§ Material provided:
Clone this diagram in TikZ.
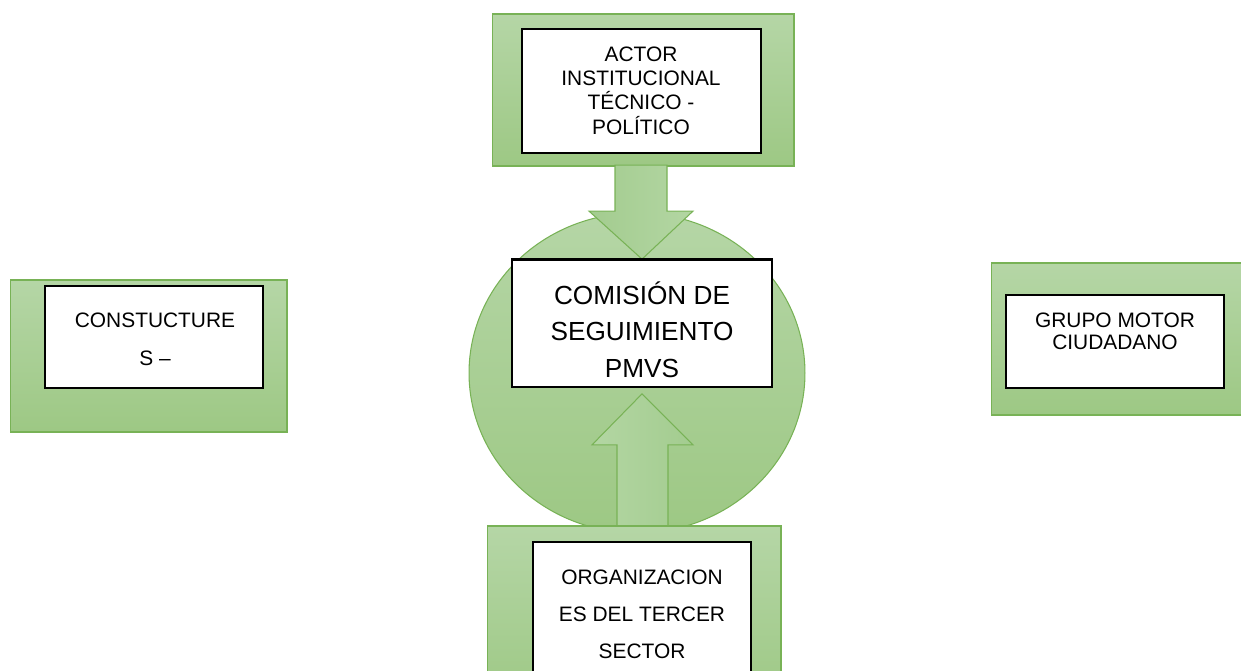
\documentclass[tikz,border=0pt]{standalone}
\usepackage{fontspec}
\setmainfont{Liberation Sans}
\usetikzlibrary{shapes.geometric}

\definecolor{grntop}{HTML}{B5D6A6}
\definecolor{grnbot}{HTML}{9DC884}
\definecolor{grnline}{HTML}{78B256}
\definecolor{arrlight}{HTML}{B3D6A3}
\definecolor{arrdark}{HTML}{A3CC8F}

\tikzset{
	greenbox/.style={draw=grnline, line width=0.6pt, top color=grntop, bottom color=grnbot, inner sep=0pt},
	whitebox/.style={draw=black, line width=1pt, fill=white, inner sep=0pt},
	boxtext/.style={align=center, inner sep=0pt, font=\fontsize{11.9}{13.8}\selectfont},
	bigtext/.style={align=center, inner sep=0pt, font=\fontsize{14.9}{20.8}\selectfont},
	downarrow/.style={draw=grnline, line width=0.6pt, left color=arrdark, right color=arrlight},
	uparrow/.style={draw=grnline, line width=0.6pt, left color=arrlight, right color=arrdark}
}

\begin{document}
\begin{tikzpicture}[x=0.02cm, y=-0.02cm]
		\clip (0,0) rectangle (1241,671);

		% top: actor institucional
		\node[greenbox, minimum width=6.04cm, minimum height=3.04cm] (actorbg) at (643,90) {};
		\node[whitebox, minimum width=4.78cm, minimum height=2.48cm] (actor) at (641.5,91) {};
		\node[boxtext] (actortxt) at (641,90.5) {ACTOR\\INSTITUCIONAL\\TÉCNICO -\\POLÍTICO};

		% centre: comision
		\node[greenbox, ellipse, minimum width=6.72cm, minimum height=6.4cm] (ring) at (637,373) {};
		\node[whitebox, minimum width=5.2cm, minimum height=2.54cm] (comision) at (642,323.5) {};
		\node[bigtext] (comisiontxt) at (642,329.5) {COMISIÓN DE\\SEGUIMIENTO\\PMVS};

		\path[downarrow] (comision.north) -- ++(51,-48) -- ++(-26,0) -- ++(0,-46)
			-- ++(-52,0) -- ++(0,46) -- ++(-26,0) -- cycle;
		\draw[black, line width=1pt] (comision.north west) -- (comision.north east);

		\path[uparrow] (comision.south) ++(0,6) -- ++(51,51) -- ++(-25,0) -- ++(0,83)
			-- ++(-51,0) -- ++(0,-83) -- ++(-25,0) -- cycle;

		% bottom: organizaciones
		\node[greenbox, minimum width=5.88cm, minimum height=3.6cm] (organizbg) at (634,616) {};
		\node[whitebox, minimum width=4.36cm, minimum height=3.2cm] (organiz) at (642,622) {};
		\node[boxtext, font=\fontsize{11.9}{21}\selectfont] (organiztxt) at (642,614) {ORGANIZACION\\ES DEL TERCER\\SECTOR};

		% left: constuctures
		\node[greenbox, minimum width=5.54cm, minimum height=3.04cm] (constbg) at (148.5,356) {};
		\node[whitebox, minimum width=4.36cm, minimum height=2.04cm] (const) at (154,337) {};
		\node[boxtext, font=\fontsize{11.9}{21.5}\selectfont] (consttxt) at (155,339) {CONSTUCTURE\\S –};

		% right: grupo motor
		\node[greenbox, minimum width=5.2cm, minimum height=3.04cm] (grupobg) at (1121,339) {};
		\node[whitebox, minimum width=4.36cm, minimum height=1.86cm] (grupo) at (1115,341.5) {};
		\node[boxtext, font=\fontsize{11.9}{12.8}\selectfont] (grupotxt) at (1115,331.5) {GRUPO MOTOR\\CIUDADANO};
	\end{tikzpicture}
\end{document}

§ What the exercise asks: Transcribe the whole listing exactly. Pictures stay out of your copy.

§ Exercise output:
Clone this diagram in TikZ.
\documentclass[tikz,border=0pt]{standalone}
\usepackage{fontspec}
\setmainfont{Liberation Sans}
\usetikzlibrary{shapes.geometric}

\definecolor{grntop}{HTML}{B5D6A6}
\definecolor{grnbot}{HTML}{9DC884}
\definecolor{grnline}{HTML}{78B256}
\definecolor{arrlight}{HTML}{B3D6A3}
\definecolor{arrdark}{HTML}{A3CC8F}

\tikzset{
	greenbox/.style={draw=grnline, line width=0.6pt, top color=grntop, bottom color=grnbot, inner sep=0pt},
	whitebox/.style={draw=black, line width=1pt, fill=white, inner sep=0pt},
	boxtext/.style={align=center, inner sep=0pt, font=\fontsize{11.9}{13.8}\selectfont},
	bigtext/.style={align=center, inner sep=0pt, font=\fontsize{14.9}{20.8}\selectfont},
	downarrow/.style={draw=grnline, line width=0.6pt, left color=arrdark, right color=arrlight},
	uparrow/.style={draw=grnline, line width=0.6pt, left color=arrlight, right color=arrdark}
}

\begin{document}
\begin{tikzpicture}[x=0.02cm, y=-0.02cm]
		\clip (0,0) rectangle (1241,671);

		% top: actor institucional
		\node[greenbox, minimum width=6.04cm, minimum height=3.04cm] (actorbg) at (643,90) {};
		\node[whitebox, minimum width=4.78cm, minimum height=2.48cm] (actor) at (641.5,91) {};
		\node[boxtext] (actortxt) at (641,90.5) {ACTOR\\INSTITUCIONAL\\TÉCNICO -\\POLÍTICO};

		% centre: comision
		\node[greenbox, ellipse, minimum width=6.72cm, minimum height=6.4cm] (ring) at (637,373) {};
		\node[whitebox, minimum width=5.2cm, minimum height=2.54cm] (comision) at (642,323.5) {};
		\node[bigtext] (comisiontxt) at (642,329.5) {COMISIÓN DE\\SEGUIMIENTO\\PMVS};

		\path[downarrow] (comision.north) -- ++(51,-48) -- ++(-26,0) -- ++(0,-46)
			-- ++(-52,0) -- ++(0,46) -- ++(-26,0) -- cycle;
		\draw[black, line width=1pt] (comision.north west) -- (comision.north east);

		\path[uparrow] (comision.south) ++(0,6) -- ++(51,51) -- ++(-25,0) -- ++(0,83)
			-- ++(-51,0) -- ++(0,-83) -- ++(-25,0) -- cycle;

		% bottom: organizaciones
		\node[greenbox, minimum width=5.88cm, minimum height=3.6cm] (organizbg) at (634,616) {};
		\node[whitebox, minimum width=4.36cm, minimum height=3.2cm] (organiz) at (642,622) {};
		\node[boxtext, font=\fontsize{11.9}{21}\selectfont] (organiztxt) at (642,614) {ORGANIZACION\\ES DEL TERCER\\SECTOR};

		% left: constuctures
		\node[greenbox, minimum width=5.54cm, minimum height=3.04cm] (constbg) at (148.5,356) {};
		\node[whitebox, minimum width=4.36cm, minimum height=2.04cm] (const) at (154,337) {};
		\node[boxtext, font=\fontsize{11.9}{21.5}\selectfont] (consttxt) at (155,339) {CONSTUCTURE\\S –};

		% right: grupo motor
		\node[greenbox, minimum width=5.2cm, minimum height=3.04cm] (grupobg) at (1121,339) {};
		\node[whitebox, minimum width=4.36cm, minimum height=1.86cm] (grupo) at (1115,341.5) {};
		\node[boxtext, font=\fontsize{11.9}{12.8}\selectfont] (grupotxt) at (1115,331.5) {GRUPO MOTOR\\CIUDADANO};
	\end{tikzpicture}
\end{document}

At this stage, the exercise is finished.